Floor Press w/ Bands or Chains
For this exercise, you could use a chain or Resistance Bands, depending on the level of intensity you desire. Add 60 to 70% of your maximum lift to increase strength and improve your ratio of force development. When done properly, this variation helps develop a better bar path for your bench presses.
To perform this exercise, stop 1 to 2 inches off the chest with a slight pause at the bottom of the movement. The objective is to strengthen the triceps, address weaknesses, improve pressing balance, and develop shoulder joint mobility.
Concentric Floor Press
This variation requires hook support on each side for each side of the Barbell so you can disengage at the bottom half of the movement. The idea is to focus on the pressing portion of the lift by working on increasing the concentric strength – particularly targeting the triceps and pec muscles. This results in a more powerful lockout and an increase in upper body size and strength.
Floor Press Alternatives
No bar doesn’t mean quitting on the floor press altogether. It’s still possible to perform floor pressing with alternative equipment such as dumbbells and kettlebells.
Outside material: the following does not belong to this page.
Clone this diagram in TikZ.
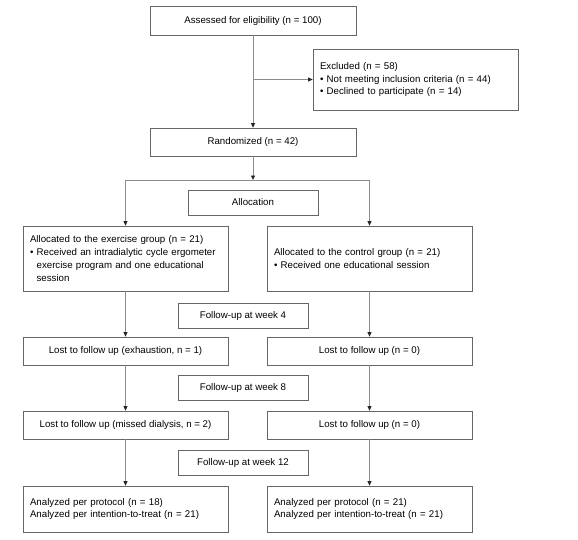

The following exercises will allow you to explore the floor press in creative methods.
Dumbbell Floor Press
The dumbbell floor press requires you to grip, balance, and press a dumbbell in each hand. This proves to be more challenging than balancing a single steel bar in your hands. On a positive note, this helps address muscle imbalances and find individualized pressing angles to solve discomforts, which are usually discovered during the bilateral regular bench press.
Floor Tate Press
This exercise targets the triceps and ultimately helps improve lockout strength and technique. You can carry over its benefits to the regular bench press and have an added exercise to your pressing arsenal.
Kettlebell Floor Presses
The KB floor press is a supplemental exercise for upper body strength and comes as a great alternative for many lifters facing shoulder issues. The unilateral nature of this exercise (balancing each kettlebell with a neutral grip) strengthens each arm, which makes a key difference from a normal bench press.